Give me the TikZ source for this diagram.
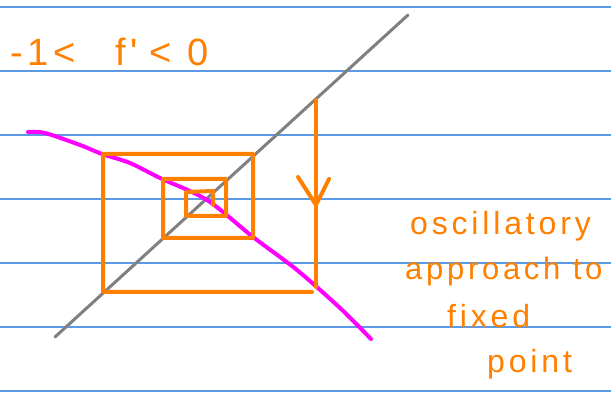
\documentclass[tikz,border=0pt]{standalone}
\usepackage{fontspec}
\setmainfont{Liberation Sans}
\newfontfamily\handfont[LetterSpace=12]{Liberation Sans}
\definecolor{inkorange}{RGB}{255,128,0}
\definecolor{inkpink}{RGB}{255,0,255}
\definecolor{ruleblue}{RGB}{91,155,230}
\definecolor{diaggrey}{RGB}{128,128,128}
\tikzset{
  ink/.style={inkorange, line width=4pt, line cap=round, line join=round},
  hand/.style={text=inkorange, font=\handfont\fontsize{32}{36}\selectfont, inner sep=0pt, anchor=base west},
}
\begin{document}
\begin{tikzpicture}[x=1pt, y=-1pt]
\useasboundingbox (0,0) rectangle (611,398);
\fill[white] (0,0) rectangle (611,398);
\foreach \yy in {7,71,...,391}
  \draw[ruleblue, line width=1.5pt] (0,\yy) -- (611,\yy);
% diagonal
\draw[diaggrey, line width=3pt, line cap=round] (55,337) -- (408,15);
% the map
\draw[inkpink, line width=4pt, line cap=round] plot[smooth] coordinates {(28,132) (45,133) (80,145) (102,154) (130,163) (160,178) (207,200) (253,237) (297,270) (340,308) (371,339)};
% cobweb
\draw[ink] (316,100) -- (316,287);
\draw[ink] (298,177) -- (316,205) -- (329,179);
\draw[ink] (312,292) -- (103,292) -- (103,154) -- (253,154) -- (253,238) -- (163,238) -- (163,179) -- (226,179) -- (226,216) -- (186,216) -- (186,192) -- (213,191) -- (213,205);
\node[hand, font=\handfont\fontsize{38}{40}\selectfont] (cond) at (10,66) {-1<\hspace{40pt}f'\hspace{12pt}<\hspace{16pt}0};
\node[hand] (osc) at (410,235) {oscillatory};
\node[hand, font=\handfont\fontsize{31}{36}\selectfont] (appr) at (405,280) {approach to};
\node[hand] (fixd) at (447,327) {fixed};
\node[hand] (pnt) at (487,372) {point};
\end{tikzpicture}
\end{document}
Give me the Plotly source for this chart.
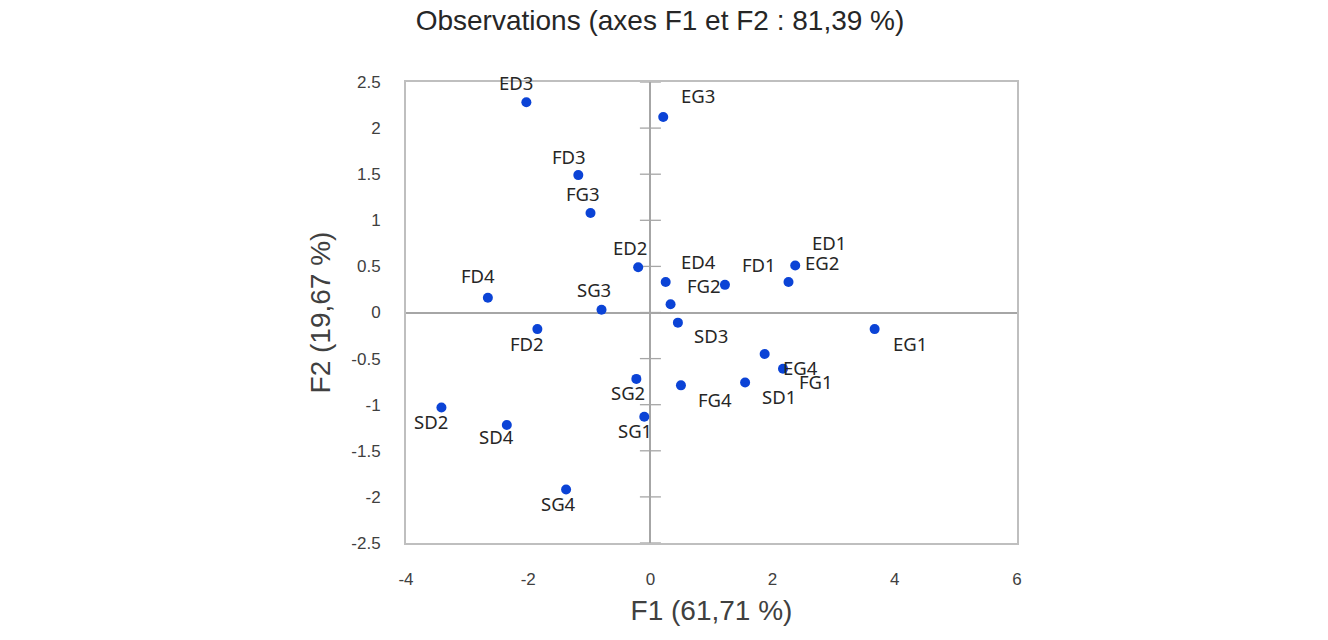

■ WHAT THE TASK ASKS ■
Go through the entries above and print each one exactly, minus the pictures.

■ SOLUTION BELOW ■
Give me the TikZ source for this diagram.
\documentclass[tikz,border=0pt]{standalone}
\usepackage{fontspec}
\setmainfont{Liberation Sans}
\newfontfamily\handfont[LetterSpace=12]{Liberation Sans}
\definecolor{inkorange}{RGB}{255,128,0}
\definecolor{inkpink}{RGB}{255,0,255}
\definecolor{ruleblue}{RGB}{91,155,230}
\definecolor{diaggrey}{RGB}{128,128,128}
\tikzset{
  ink/.style={inkorange, line width=4pt, line cap=round, line join=round},
  hand/.style={text=inkorange, font=\handfont\fontsize{32}{36}\selectfont, inner sep=0pt, anchor=base west},
}
\begin{document}
\begin{tikzpicture}[x=1pt, y=-1pt]
\useasboundingbox (0,0) rectangle (611,398);
\fill[white] (0,0) rectangle (611,398);
\foreach \yy in {7,71,...,391}
  \draw[ruleblue, line width=1.5pt] (0,\yy) -- (611,\yy);
% diagonal
\draw[diaggrey, line width=3pt, line cap=round] (55,337) -- (408,15);
% the map
\draw[inkpink, line width=4pt, line cap=round] plot[smooth] coordinates {(28,132) (45,133) (80,145) (102,154) (130,163) (160,178) (207,200) (253,237) (297,270) (340,308) (371,339)};
% cobweb
\draw[ink] (316,100) -- (316,287);
\draw[ink] (298,177) -- (316,205) -- (329,179);
\draw[ink] (312,292) -- (103,292) -- (103,154) -- (253,154) -- (253,238) -- (163,238) -- (163,179) -- (226,179) -- (226,216) -- (186,216) -- (186,192) -- (213,191) -- (213,205);
\node[hand, font=\handfont\fontsize{38}{40}\selectfont] (cond) at (10,66) {-1<\hspace{40pt}f'\hspace{12pt}<\hspace{16pt}0};
\node[hand] (osc) at (410,235) {oscillatory};
\node[hand, font=\handfont\fontsize{31}{36}\selectfont] (appr) at (405,280) {approach to};
\node[hand] (fixd) at (447,327) {fixed};
\node[hand] (pnt) at (487,372) {point};
\end{tikzpicture}
\end{document}
Give me the Plotly source for this chart.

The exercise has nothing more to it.